[Task prompt]: Quote from the first line below through the line that contains "import matplotlib.pyplot as plt", both included, and leave the pictures out.

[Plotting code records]

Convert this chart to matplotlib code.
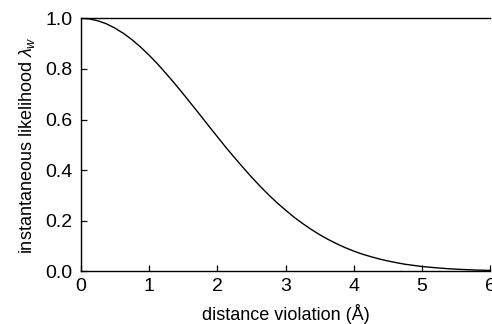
import matplotlib
matplotlib.use("Agg")
import matplotlib.pyplot as plt

plt.rcParams['font.family'] = ['Liberation Sans', 'DejaVu Sans']
plt.rcParams['mathtext.fontset'] = 'custom'
plt.rcParams['mathtext.rm'] = 'Liberation Sans'
plt.rcParams['mathtext.it'] = 'Liberation Sans:italic'

# distance violation (Å) and read-off instantaneous likelihood values
distance = [0.0, 0.125, 0.25, 0.375, 0.5, 0.625, 0.75, 0.875, 1.0, 1.125, 1.25, 1.375,
            1.5, 1.625, 1.75, 1.875, 2.0, 2.125, 2.25, 2.375, 2.5, 2.625, 2.75, 2.875,
            3.0, 3.125, 3.25, 3.375, 3.5, 3.625, 3.75, 3.875, 4.0, 4.125, 4.25, 4.375,
            4.5, 4.625, 4.75, 4.875, 5.0, 5.125, 5.25, 5.375, 5.5, 5.625, 5.75, 5.875, 6.0]
likelihood = [1.0, 0.9975, 0.990, 0.978, 0.961, 0.940, 0.915, 0.886, 0.854, 0.819,
              0.781, 0.742, 0.701, 0.659, 0.617, 0.574, 0.532, 0.490, 0.450, 0.411,
              0.373, 0.337, 0.303, 0.271, 0.242, 0.214, 0.189, 0.166, 0.145, 0.126,
              0.109, 0.0935, 0.080, 0.068, 0.058, 0.0488, 0.041, 0.0342, 0.028, 0.0235,
              0.019, 0.0158, 0.013, 0.0105, 0.0085, 0.0068, 0.0054, 0.0043, 0.0034]
x_ticks = [0, 1, 2, 3, 4, 5, 6]
y_ticks = [0.0, 0.2, 0.4, 0.6, 0.8, 1.0]

fig = plt.figure(figsize=(4.92, 3.24), dpi=100)
ax = fig.add_axes([81/492, 1-271.3/324, (490-81)/492, (271.3-18.3)/324])
ax.plot(distance, likelihood, color='black', lw=1.0)
ax.set_xlim(0, 6)
ax.set_ylim(0, 1)
ax.set_xticks(x_ticks)
ax.set_xticklabels([str(v) for v in x_ticks])
ax.set_yticks(y_ticks)
ax.set_yticklabels([f"{v:.1f}" for v in y_ticks])
ax.spines['right'].set_visible(False)
for s in ['left', 'bottom', 'top']:
    ax.spines[s].set_linewidth(1.0)
ax.tick_params(direction='in', length=4, width=0.9, labelsize=14, pad=5)
ax.tick_params(axis='y', pad=6)
ax.set_xlabel("distance violation (Å)", fontsize=13, labelpad=6)
ax.set_ylabel(r"instantaneous likelihood $\lambda_w$", fontsize=13, labelpad=6)
fig.savefig("out.png", dpi=100)
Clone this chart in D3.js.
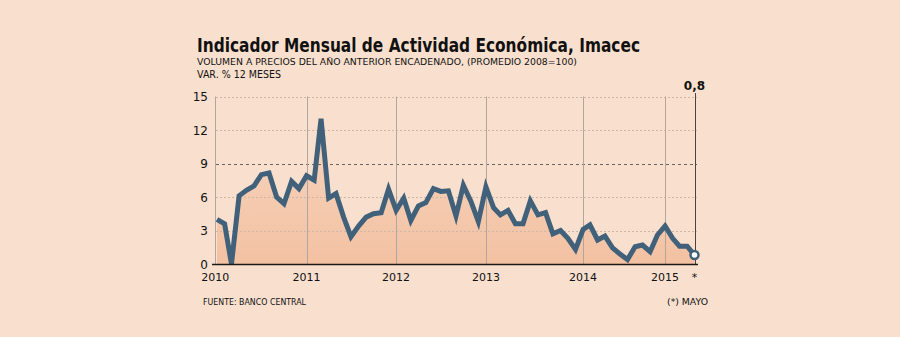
<!DOCTYPE html>
<html>
<head>
<meta charset="utf-8">
<script src="https://cdn.jsdelivr.net/npm/d3@7"></script>
<style>
  html, body { margin: 0; padding: 0; background: #f9e0ce; }
  svg { display: block; }
  text { font-family: "DejaVu Sans", Verdana, sans-serif; fill: #111; }
</style>
</head>
<body>
<div id="chart"></div>
<script>
// Imacec, var. % 12 meses (enero 2010 - mayo 2015)
const imacec2010 = [4.0, 3.6, 0.0, 6.1, 6.6, 7.0, 8.0, 8.15, 6.0, 5.4, 7.4, 6.75];
const imacec2011 = [7.9, 7.5, 13.0, 5.9, 6.3, 4.2, 2.45, 3.4, 4.2, 4.5, 4.6, 6.7];
const imacec2012 = [4.8, 5.9, 3.9, 5.2, 5.5, 6.75, 6.5, 6.55, 4.3, 7.05, 5.6, 3.8];
const imacec2013 = [6.9, 5.05, 4.4, 4.8, 3.6, 3.6, 5.65, 4.4, 4.6, 2.7, 3.0, 2.3];
const imacec2014 = [1.3, 3.1, 3.5, 2.15, 2.5, 1.45, 0.9, 0.4, 1.55, 1.7, 1.1, 2.6];
const imacec2015 = [3.4, 2.3, 1.6, 1.6, 0.8];

const years = [2010, 2011, 2012, 2013, 2014, 2015];
const yTicks = [0, 3, 6, 9, 12, 15];
const xTickLabels = ["2010", "2011", "2012", "2013", "2014", "2015", "*"];
const xTickDates = [new Date(2009, 11, 25), new Date(2011, 0, 1), new Date(2012, 0, 1), new Date(2013, 0, 1),
                    new Date(2014, 1, 1), new Date(2015, 0, 1), new Date(2015, 4, 1)];
const lastLabel = "0,8";

const series = [imacec2010, imacec2011, imacec2012, imacec2013, imacec2014, imacec2015];
const data = [];
series.forEach(function(vals, i) {
    vals.forEach(function(v, m) { data.push({date: new Date(years[i], m, 1), value: v}); });
});

const width = 900, height = 337;
const lineColour = "#41607a";

const svg = d3.select('#chart').append('svg')
    .attr('width', width)
    .attr('height', height);

svg.append('rect')
    .attr('width', width).attr('height', height)
    .attr('fill', '#f9e0ce');

const xScale = d3.scaleTime()
    .domain([data[0].date, data[data.length - 1].date])
    .range([217, 694.5]);

const yScale = d3.scaleLinear()
    .domain([0, 15])
    .range([264, 96.5]);

// gradient for area
const defs = svg.append('defs');
const grad = defs.append('linearGradient')
    .attr('id', 'areaGrad')
    .attr('x1', 0).attr('y1', 0).attr('x2', 0).attr('y2', 1);
grad.append('stop').attr('offset', '0%').attr('stop-color', '#f7d6c0');
grad.append('stop').attr('offset', '100%').attr('stop-color', '#f3c1a2');

// titles
svg.append('text')
    .attr('x', 197).attr('y', 51.5)
    .attr('font-size', 19).attr('font-weight', 'bold')
    .attr('textLength', 443).attr('lengthAdjust', 'spacingAndGlyphs')
    .text('Indicador Mensual de Actividad Económica, Imacec');
svg.append('text')
    .attr('x', 197).attr('y', 65)
    .attr('font-size', 9.5)
    .attr('textLength', 380).attr('lengthAdjust', 'spacingAndGlyphs')
    .text('VOLUMEN A PRECIOS DEL AÑO ANTERIOR ENCADENADO, (PROMEDIO 2008=100)');
svg.append('text')
    .attr('x', 197).attr('y', 78)
    .attr('font-size', 10)
    .attr('textLength', 84).attr('lengthAdjust', 'spacingAndGlyphs')
    .text('VAR. % 12 MESES');

// area
const area = d3.area()
    .x(d => xScale(d.date))
    .y0(yScale(0))
    .y1(d => yScale(d.value));

svg.append('path')
    .datum(data)
    .attr('d', area)
    .attr('fill', 'url(#areaGrad)');

// horizontal grid
svg.append('g')
    .selectAll('line')
    .data(yTicks.filter(t => t > 0))
    .join('line')
    .attr('x1', 216).attr('x2', 697)
    .attr('y1', d => Math.round(yScale(d)) + 0.5)
    .attr('y2', d => Math.round(yScale(d)) + 0.5)
    .attr('stroke', d => d === 9 ? '#6e625a' : '#cdb7a6')
    .attr('stroke-width', 1)
    .attr('stroke-dasharray', d => d === 9 ? '3,3' : '2,2');

// vertical year lines
svg.append('g')
    .selectAll('line')
    .data(xTickDates.slice(0, 6))
    .join('line')
    .attr('x1', d => Math.round(xScale(d)) + 0.5)
    .attr('x2', d => Math.round(xScale(d)) + 0.5)
    .attr('y1', yScale(15))
    .attr('y2', yScale(0))
    .attr('stroke', '#b0a69d')
    .attr('stroke-width', 1);

// end marker line
const lastDate = xTickDates[6];
svg.append('line')
    .attr('x1', Math.round(xScale(lastDate)) + 0.5)
    .attr('x2', Math.round(xScale(lastDate)) + 0.5)
    .attr('y1', 93).attr('y2', yScale(0))
    .attr('stroke', '#4a4440').attr('stroke-width', 1);

// line
const line = d3.line()
    .x(d => xScale(d.date))
    .y(d => yScale(d.value));

svg.append('path')
    .datum(data)
    .attr('d', line)
    .attr('fill', 'none')
    .attr('stroke', lineColour)
    .attr('stroke-width', 5)
    .attr('stroke-linejoin', 'miter');

// x axis line
svg.append('line')
    .attr('x1', 212).attr('x2', 698)
    .attr('y1', yScale(0) + 0.5).attr('y2', yScale(0) + 0.5)
    .attr('stroke', '#1a1a1a').attr('stroke-width', 1.3);

// last point
const last = data[data.length - 1];
svg.append('circle')
    .attr('cx', xScale(last.date)).attr('cy', yScale(last.value))
    .attr('r', 4)
    .attr('fill', '#fff')
    .attr('stroke', lineColour)
    .attr('stroke-width', 2.5);

svg.append('text')
    .attr('x', xScale(last.date)).attr('y', 90)
    .attr('text-anchor', 'middle')
    .attr('font-size', 12).attr('font-weight', 'bold')
    .text(lastLabel);

// y labels
svg.append('g')
    .selectAll('text')
    .data(yTicks)
    .join('text')
    .attr('x', 208)
    .attr('y', d => yScale(d) + 4.5)
    .attr('text-anchor', 'end')
    .attr('font-size', 12)
    .text(d => d);

// x labels
svg.append('g')
    .selectAll('text')
    .data(xTickDates)
    .join('text')
    .attr('x', d => xScale(d))
    .attr('y', 281)
    .attr('text-anchor', 'middle')
    .attr('font-size', 11)
    .text((d, i) => xTickLabels[i]);

// footer
svg.append('text')
    .attr('x', 203).attr('y', 305)
    .attr('font-size', 9.5)
    .attr('textLength', 103).attr('lengthAdjust', 'spacingAndGlyphs')
    .text('FUENTE: BANCO CENTRAL');
svg.append('text')
    .attr('x', 708).attr('y', 305)
    .attr('text-anchor', 'end')
    .attr('font-size', 9.5)
    .attr('textLength', 41).attr('lengthAdjust', 'spacingAndGlyphs')
    .text('(*) MAYO');
</script>
</body>
</html>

[Written answer]:
Convert this chart to matplotlib code.
import matplotlib
matplotlib.use("Agg")
import matplotlib.pyplot as plt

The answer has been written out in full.